I begin to warm my muscles, keenly aware of the paths the shadows trace along the walls as sunset fades into darkness. When I have finished the last of my pliés and jetés, stars glimmer through the colored glass of the windows, dizzying me with their progress. I am hurtling through space, part of a solar system flung towards the outer rim of its galaxy. It is difficult to breathe.
Often, when the flow of time becomes too strong, I crawl into the dark space beneath my bed and run my fingers along the rough stones and jagged glass fragments that I have collected there. But today the pointe shoes are connecting me to the ground. I move to the center of the room, rise to full point…
And wait.
Time stretches and spins like molasses, pulling me in all directions at once.
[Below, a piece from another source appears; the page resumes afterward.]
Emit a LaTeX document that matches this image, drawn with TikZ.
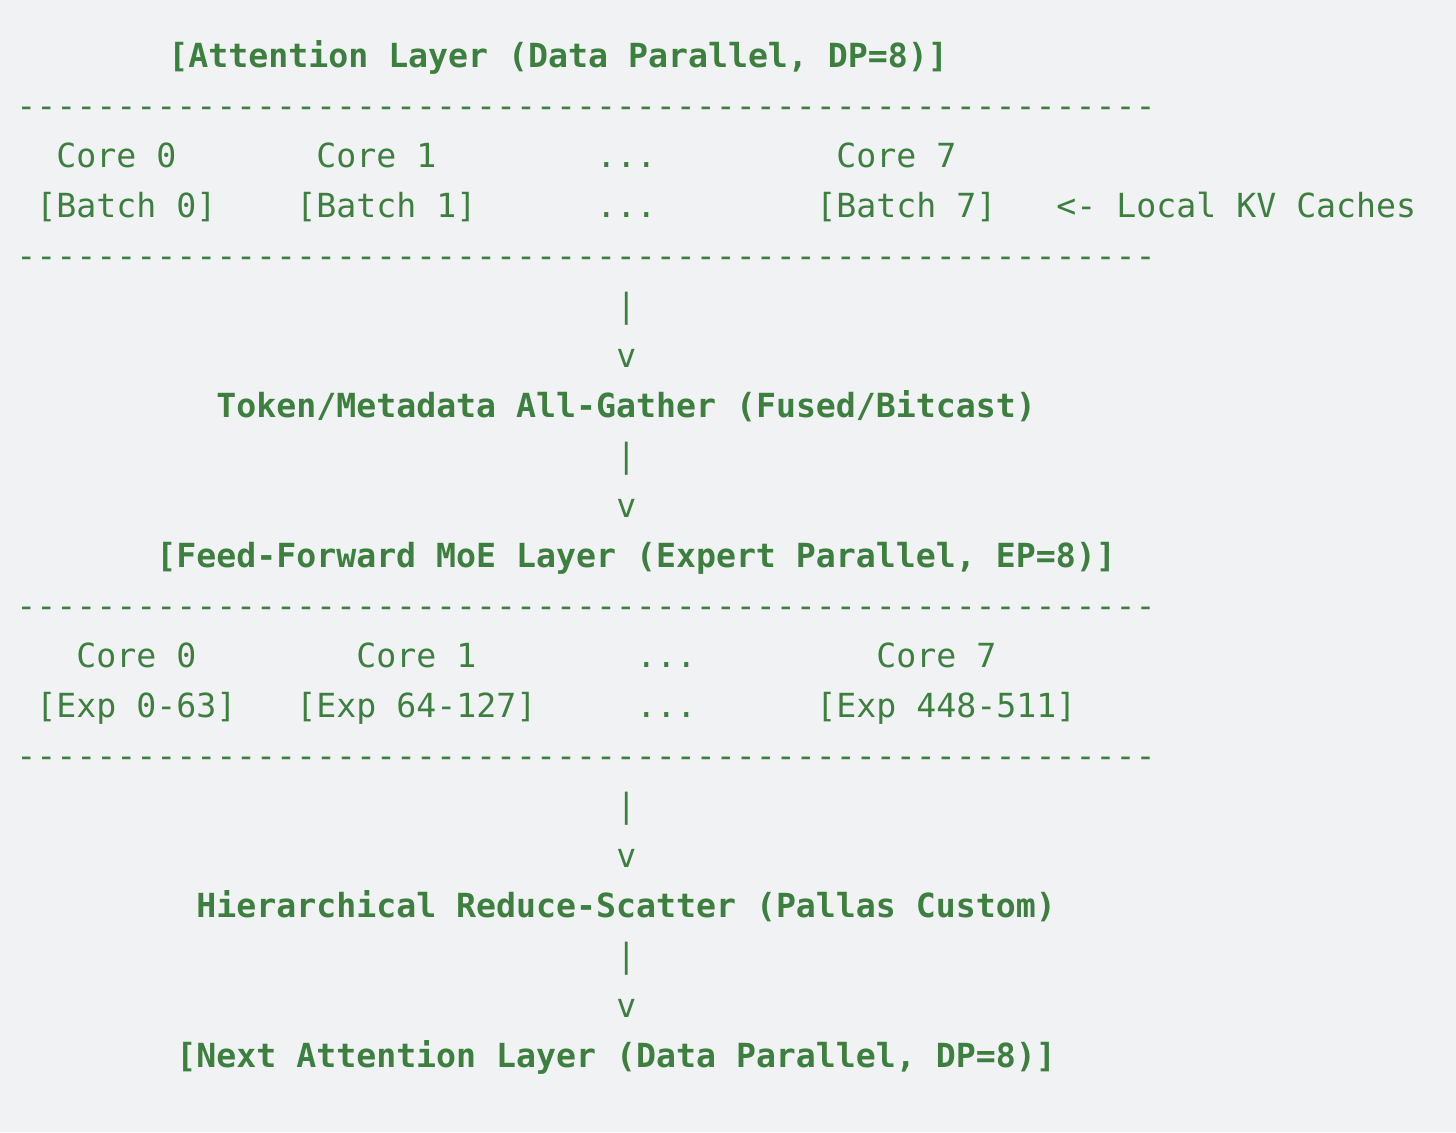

I am like the silence between one movement of music and the next, like a water droplet trapped halfway down a waterfall that stands frozen in time. Forces press against me, churning, swirling, roaring with the sound of reality changing. I hear my heart beating in the empty chamber. I wonder if this is how Daniel Tammet felt when he contemplated infinity.
Finally I find it; the pattern in the chaos. It is not music, precisely, but it is very like it. It unlocks the terror that has tightened my muscles and I am no longer a mote in a hurricane. I am the hurricane itself. My feet stir up dust along the floor. My body moves in concordance with my will. There are no words here. There is only me and the motion, whirling in patterns as complex as they are inconstant.
By this point in the story, I’m rather entranced. To give you another idea of how Hannah processes the world around her, here’s what happens when her parents find her (she’d slipped away to go dancing):
They are sweaty from the night air and speak in tense sentences that all jumble on top of each other. If they would bother to wait I might find words to soothe their frantic babble. But they do not know how to speak on my time scale. Their conversations are paced in seconds, sometimes in minutes. It is like the buzzing of mosquitoes in my ears. I need days, sometimes weeks to sort my thoughts and find the perfect answer.
And another section where Hannah’s interacting with her grandparents, who are observing her older brother connect the Vastness (which feels like some kind of virtual reality):
My grandparents say the Vastness is distorting my brother’s mind, but I think it is really the opposite. His mind is built to seek out the Vastness, just like mine is attuned to the dizzying flow of seconds and centuries.
This story utterly appeals to my intellect. I could’ve quoted SO MUCH MORE in this story, but I didn’t because I want to leave the whole of it for you to read and discover on your own. It’s such a compelling piece, and I could read stories set in Hannah’s POV for pages and pages, and I really don’t think I’d get bored.
It’s not a perfect story, mind you. Sometimes the symbolism is a wee bit too obvious, and there were moments where I had trouble visualizing the actual setting and action of the story, though that may have just been a goof on my part. But for the story’s flaws, the way this story grabs and holds me makes it hard to forget, and the ending is something bittersweet, because the reader knows exactly what Hannah wants. The question is, though, will her parents understand her? In its own, quiet way, it’s kind of a cliffhanger, simply because we don’t know what happens next, but we know what we WANT to have happen next, and we fear what WILL happen next. If that makes sense.
“Movement” is a great story. It’s going to make it hard to decide on a clear winner in the short story category, which means that before voting, I’ll probably re-read it. Right now, it’s between this and “The Paper Menagerie.”